Voy con dos amigos al Nelson Rockfeller Park, en Battery Park, donde hay una colección permanente de esculturas de Tom Ottorness. Antes hemos pasado por las heridas de las Torres Gemelas que ya están empezando a cicatrizar. Nos sentamos en el Financial Center, amparados por la sombra de las palmeras y abrazados por los grandes ventanales teniendo a nuestras espaldas las gradas del nuevo circo neoyorquino.

Caminamos luego paralelos al río Hudson hasta el jardín donde están las esculturas de Tom Otterness agrupadas bajo el sugestivo título de The real world. Los trabajos de Otterness son como estrofas de El libro de buen amor (elogiando a la mujer pequeña y satirizando vicios y costumbres) con personajes de la Divina Comedia, el Decamerón o Canterbury Tales: monos que guardan la entrada al parque, un hombrecillo con un lápiz que te mira burlón, un gato espera elástico vigilando a un pájaro que vigila a un gusano que es a su vez vigilado por el gato, Dodo, mitad pájaro mitad pavo, pone un huevo blando que recogen dos figuritas minúsculas, un teléfono sin cordones está comunicando con los poderosos de Wall Street, los enormes pies de algún gigante caído esperan el cuerpo y el peso de los visitantes, el perfil de un dios estrellado en el suelo, un libro abierto cuenta una historia y se llena de lluvia, un ejército de enanos, poniéndote la zancadilla, camina a tus pies, un hombre se arrastra como un perro bajo el peso de las pisadas de los demás, la luz juega una partida de ajedrez con peones de bronce, y la ambición, el poder, y los pecados capitales son como espejos donde quedas reflejado. Una sociedad en miniatura que incluye políticos, banqueros y ladrones, trabajadores y peregrinos, depredadores y depredados, víctimas y héroes, preparada para empezar a trabajar. Y una fuerte presencia de erotismo representado en personajes con grandes penes, testículos y senos.
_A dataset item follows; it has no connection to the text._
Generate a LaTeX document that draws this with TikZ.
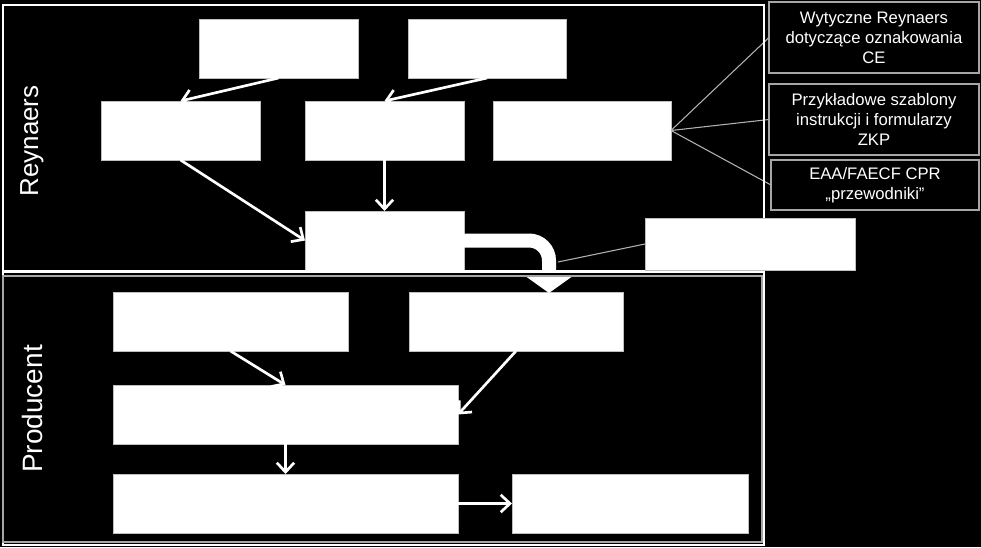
\documentclass[tikz,border=0pt]{standalone}
\usepackage{fontspec}
\setmainfont{Liberation Sans}
\usetikzlibrary{arrows.meta}

\tikzset{
    wbox/.style={fill=white, draw=gray!50, line width=0.5pt, anchor=north west, inner sep=0pt, outer sep=0pt},
    sidebox/.style={fill=black, draw=gray!70, line width=1.2pt, anchor=north west, inner sep=0pt, outer sep=0pt,
        text=white, align=center, font=\fontsize{12.5}{15}\selectfont},
    arr/.style={draw=white, line width=2pt, -{Straight Barb[length=7pt,width=13pt]}},
    bigarr/.style={draw=white, line width=10.5pt, rounded corners=15pt, -{Triangle[length=12pt,width=33pt]}},
    thin/.style={draw=gray!60, line width=0.8pt},
    frame/.style={draw=white, line width=2pt}
}

\begin{document}
\begin{tikzpicture}[x=0.75pt, y=-0.75pt]
    % Background
    \fill[black] (0,0) rectangle (981,547);
    \useasboundingbox (0,0) rectangle (981,547);

    % Reynaers part
    \node[wbox, minimum width=119.25pt, minimum height=44.25pt] (a1) at (199,19) {};
    \node[wbox, minimum width=118.5pt, minimum height=44.25pt] (a2) at (408,19) {};
    \node[wbox, minimum width=119.25pt, minimum height=44.25pt] (b1) at (101,101) {};
    \node[wbox, minimum width=119.25pt, minimum height=44.25pt] (b2) at (305,101) {};
    \node[wbox, minimum width=133.5pt, minimum height=44.25pt] (b3) at (493,101) {};
    \node[wbox, minimum width=119.25pt, minimum height=44.25pt] (c) at (305,211) {};

    % Producent part
    \node[wbox, minimum width=176.25pt, minimum height=44.25pt] (e1) at (113,292) {};
    \node[wbox, minimum width=160.5pt, minimum height=44.25pt] (e2) at (409,292) {};
    \node[wbox, minimum width=258.75pt, minimum height=44.25pt] (f) at (113,385) {};
    \node[wbox, minimum width=258.75pt, minimum height=44.25pt] (g) at (113,474) {};
    \node[wbox, minimum width=177pt, minimum height=44.25pt] (h) at (512,474) {};

    % Side notes
    \node[sidebox, minimum width=157.5pt, minimum height=53.25pt] (s1) at (769,2)
        {Wytyczne Reynaers\\dotyczące oznakowania\\CE};
    \node[sidebox, minimum width=157.5pt, minimum height=53.25pt] (s2) at (769,84)
        {Przykładowe szablony\\instrukcji i formularzy\\ZKP};
    \node[sidebox, minimum width=156pt, minimum height=37.5pt] (s3) at (771,160)
        {EAA/FAECF CPR\\„przewodniki”};

    % Side labels
    \node[rotate=90, text=white, font=\fontsize{19.5}{23}\selectfont] (reyn) at (32,141) {Reynaers};
    \node[rotate=90, text=white, font=\fontsize{21}{25}\selectfont] (prod) at (32,409) {Producent};

    % Arrows
    \draw[arr] (a1.south) -- (b1.north);
    \draw[arr] (a2.south) -- (b2.north);
    \draw[arr] (b1.south) -- (c.west);
    \draw[arr] (b2.south) -- (c.north);
    \draw[arr] (e1.south) -- (f.north);
    \draw[arr] (e2.south) -- (f.east);
    \draw[arr] (f.south) -- (g.north);
    \draw[arr] (g.east) -- (h.west);

    % Thick arrow down to the producer
    \coordinate (tip) at (549,293);
    \draw[bigarr] (c.east) -| (tip);

    % Lines to the side notes
    \draw[thin] (b3.east) -- (s1.west);
    \draw[thin] (b3.east) -- (s2.west);
    \draw[thin] (b3.east) -- (s3.west);

    % Frames
    \fill[black] (3,272) rectangle (764,276);
    \draw[frame] (3,5) rectangle (764,545);
    \draw[frame] (3,271.5) -- (764,271.5);
    \draw[draw=gray!70, line width=1.2pt] (3,276) rectangle (762,542);

    % Box over the frame
    \node[wbox, minimum width=157.5pt, minimum height=39pt] (d) at (645,218) {};
    \coordinate (hook) at (558,262);
    \draw[thin] (d.west) -- (hook);

\end{tikzpicture}
\end{document}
Este escultor nacido en Wichita, Kansas, en 1952, esculpe metáforas tan barrocas como algunos versos de Góngora y tan minimalistas como los trabajos de Arvo Pärt. Un mundo lleno de emoción con un intenso componente literario. Sus esculturas, regordetas y caprichosamente asimétricas, tienen una oralidad tan marcada que casi se oyen hablar, todas narran historias mezcladas con personajes reales y animales dantescos, vicios y virtudes, todas tienen un buen elemento humorístico porque son como personajes de cómic, y todas provocan en quien las mira un comentario sarcástico o social. Todas te hacen sonreír con amargura o te hacen torcer el gesto alegremente.
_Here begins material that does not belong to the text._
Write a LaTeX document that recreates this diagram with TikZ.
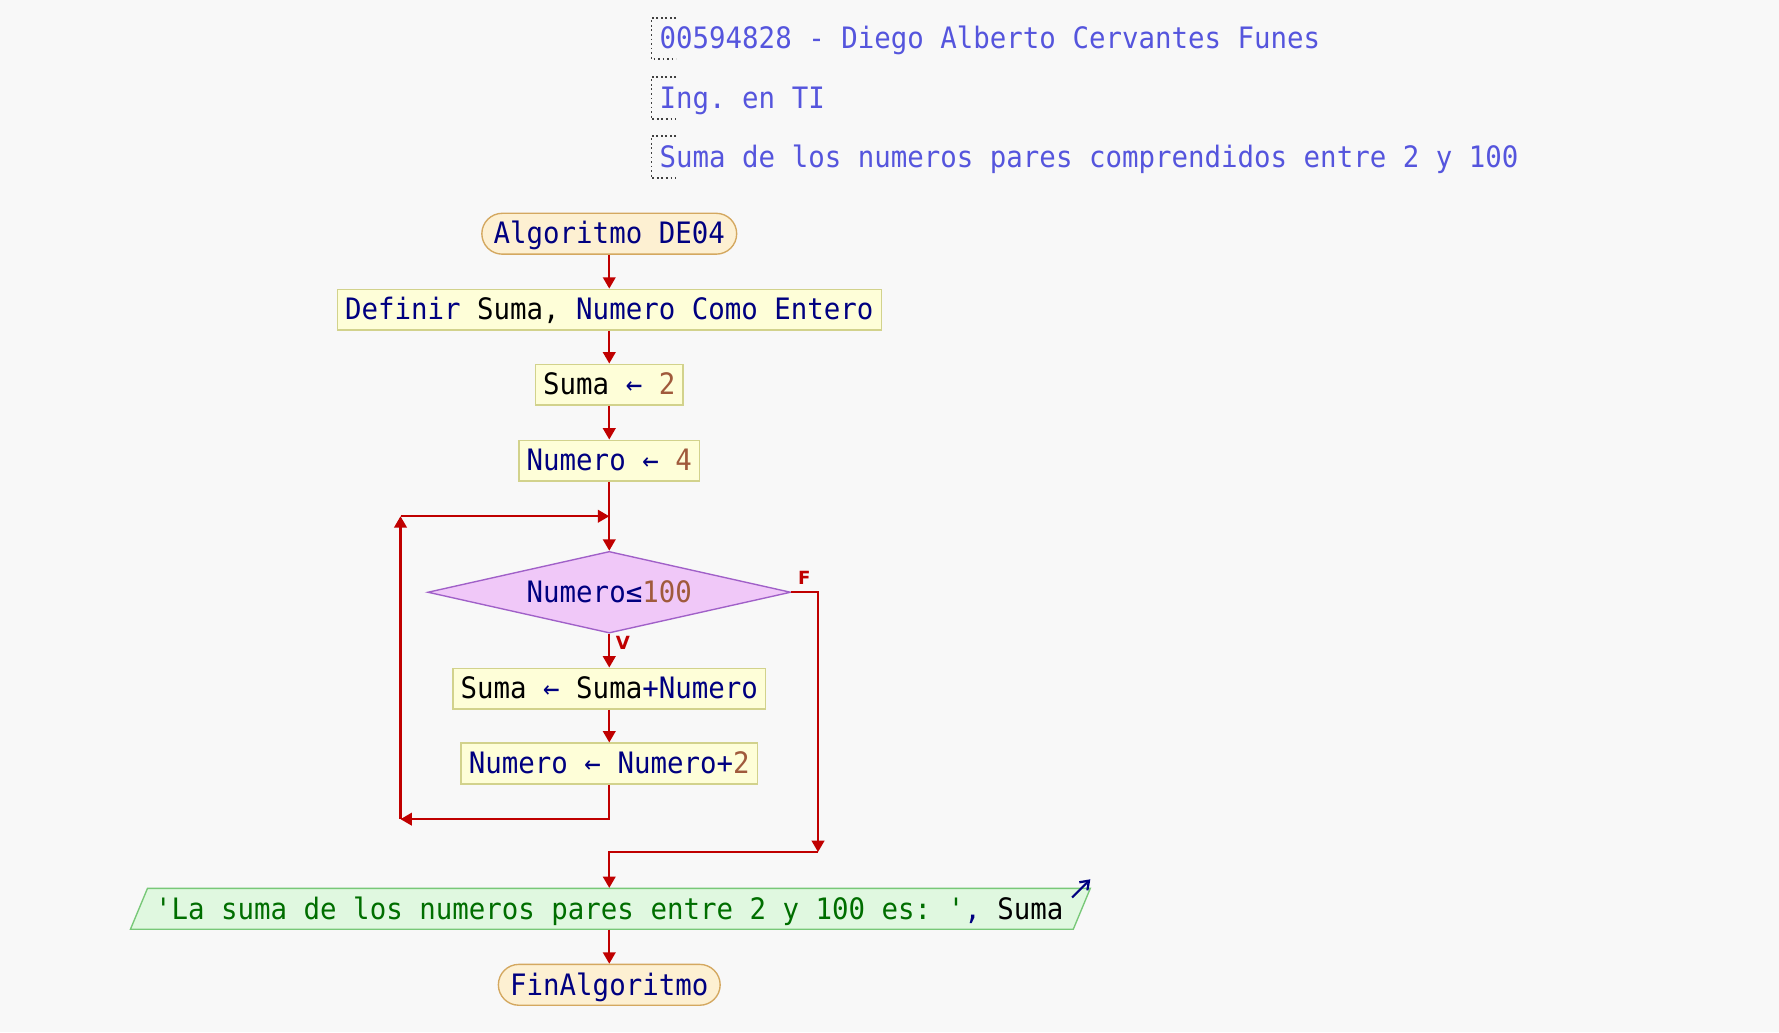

Se retratan mis amigos rodeados de las esculturas, mezclándose con los diminutos personajes que, por su ironía, son como gigantes a pesar de su pequeñez.

Pasa un barco por el río procedente de Liliput.

Yo buscaba ayer a la muerte entre los cementerios de las iglesias Trinity y St. Paul en Manhattan pero la vida me llegó cuando visitaba The World Financial Center, teniendo enfrente de nosotros los huecos dejados por las Torres Gemelas. Una banda de música de la escuela James Madison de Brooklyn, llenando la soledad del lugar con marchas festivas, acompañaba a los participantes de una carrera que conmemoraba la que hizo un bombero al enterarse del atentado. Comenzó a correr desde New Jersey a través del túnel para ayudar a los demás. Entró en la boca de lobo y no salió nunca. El fuego lo devoró.

Yo iba buscando la muerte mientras me alejaba de Manhattan en un ferry que me llevaba a Staten Island y me encontré con la vida en unos ojos de manzana, boca de sidra, cuerpo de columna románica, sonrisa de niebla.

Yo iba alejándome de la mañana mientras la maqueta de Manhattan se iba haciendo cada vez más pequeña pero la espuma del ferry, espuma despeinada, me devolvía a la ciudad.

Yo iba buscando bronce que estuviera fundido y me encontré con un mundo medieval que tropezaba entre mis pies.

Yo iba buscando la tarde caminando a Brooklyn y me encontré en el Promenade, donde otro perfil de Manhattan se llenaba de oscuridad.